Предложенную выше схему могут упрекнуть в том, что она основана на слишком различных, непохожих материалах, полученных от разных по языку, расе и историческим судьбам народов. Действительно, в нашем примере участвуют гуцулы, русские, карелы, югра, эвенки, нганасаны, селькупы, манси. Однако в этом кажущемся беспорядке все строго подчинено идее стадиальности: отбиралось для анализа только то, что относилось к стадии охотничьего хозяйства того типа, который в основном опирался на охоту на оленей или лосей. Естественно, что у народов Сибири идеология охотничьей стадии сохранилась полнее и многообразнее, чем у русских или украинцев, давным-давно перешедших к земледелию. Тем интереснее выявлять пережитки этой стадии и улавливать следы её повсеместности в прошлом.
Самым трудным вопросом является степень осознанности древней мифологической традиции. Сибирский шаман XIX в. мог рассказать исследователю-этнографу о «путешествии» по трем мирам Вселенной, а русские девушки, вышивавшие полотенца с лосями или свадебные подзоры с рогатыми рожаницами, хотя и сохраняли старые художественные образы, но едва ли могли связно пересказать их содержание.
Бессловесный язык народного изобразительного искусства оказался более памятливым, чем язык фольклора, и донес почти до наших дней те представления, которые возникли у первобытных охотников мезолита 7 000 лет тому назад.
Третьей этнографической загадкой и одновременно третьим зондажем в глубину народной памяти является повсеместно распространенный на тканях, в вышивках, в резном дереве, в плетении и во всех других видах народного искусства ромбический орнамент (см. рис. на с. 88, 89).
Ромбический орнамент известен, начиная с палеолитической древности и кончая современностью, на протяжении более двух десятков тысячелетий. В настоящее время, по этнографическим данным, ромбический орнамент во всем его многообразии встречается у всех народов мира. Широчайшее распространение этого вида орнаментики можно подкрепить ссылкой на все сводные работы по этнографии и народному искусству типа академической серии «Народы мира», издаваемой Институтом этнографии АН СССР [110].

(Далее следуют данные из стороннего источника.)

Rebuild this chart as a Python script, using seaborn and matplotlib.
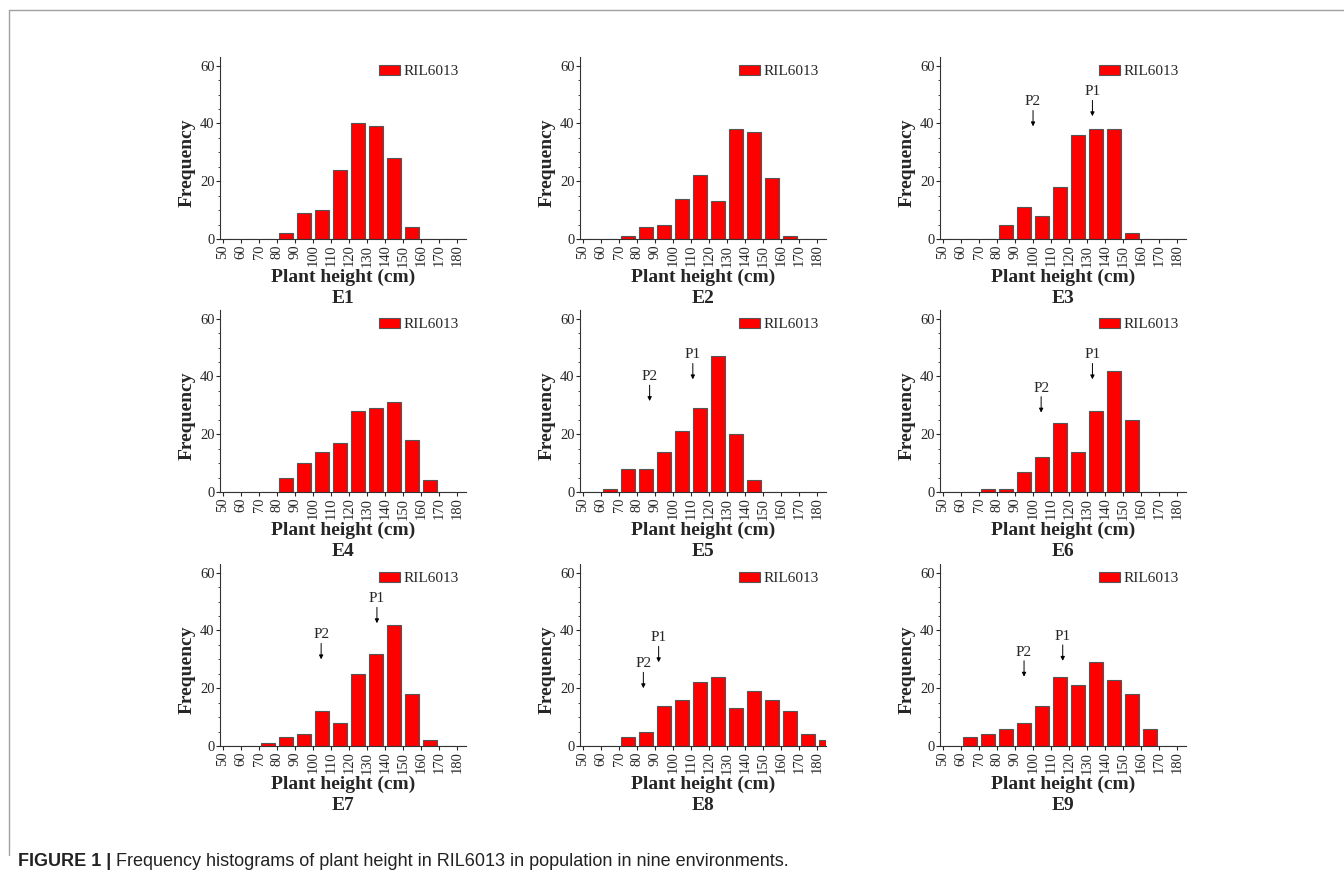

Такую повсеместность никак нельзя объяснить легкостью изображения именно ромбической фигуры; обычный квадрат, тоже широко распространенный в народной орнаментике, несравненно проще и легче для воспроизведения, но из тысячелетия в тысячелетие разные народы в разных частях Старого Света с неуклонным упорством изображали ромбы, создавали сплошной ковровый узор из ромбов или рисовали символы плодородия, в основе которых очень часто был ромб. Вся упомянутая выше система «ромбов с крючками», тщательно прослеженная А. К. Амброзом, построена на интересующем нас ромбе [111]. Амброзом прослежены земледельческие знаки, известные с энеолита; более ранний орнамент не вошел в его схему. Кроме того, осталась неразъясненной связь земледелия с ромбической формой символа плодородия. При решении первой загадки мы уже видели, что идеограмма «засеянное поле» нередко представляет квадрат, а не ромб, в чем, быть может, сказалось стремление пахарей к прямоугольным, а не к косоугольным формам поля, пашни. Ромб как таковой был констатирован, но не разъяснен, и найти его разгадку в орнаментике и реалиях земледельческих племен было невозможно.
Разгадкой неожиданно оказалось наблюдение над структурой дентина мамонтовых бивней. Палеонтолог В. И. Бибикова в 1965 г. установила, что поперечный, или косой, срез мамонтовой кости образует на поверхности любого изделия как бы ковровый узор, составленный из соприкасающихся и надвигающихся друг на друга ромбов естественного происхождения [112]. Основные, первичные ромбики дентина невелики – 0,5-0,8 мм по большой диагонали, но всё же хорошо различимы невооруженным глазом. Ромбики группируются в крупные, тоже ромбические или зигзагообразные, системы, достигающие 10 мм. Системы эти менее геометричны, не так правильны, как первичные ромбики, но они-то и создают впечатление коврового узора на поверхности костяного изделия.
В. И. Бибикова при помощи своего открытия объяснила происхождение ромбического орнамента, четко награвированного на костяных изделиях из Мезинской позднепалеолитической стоянки на Черниговщине.
Исследовательница убедительно доказала, что ромбы, ромбический меандр и серии параллельно идущих зигзаговых линий являются сознательным воспроизведением первобытным художником естественного облика мамонтовой кости, её природного «коврового узора». Различный угол среза Мамонтова бивня давал разные варианты ромбического «орнамента» на самой кости. Художник придал четкость и строгую геометричность исходным естественным формам, но его стремление покрыть свои изделия всеми видами естественного «рисунка» дентина, увеличить его и подчеркнуть глубокими бороздами гравировки не подлежит сомнению.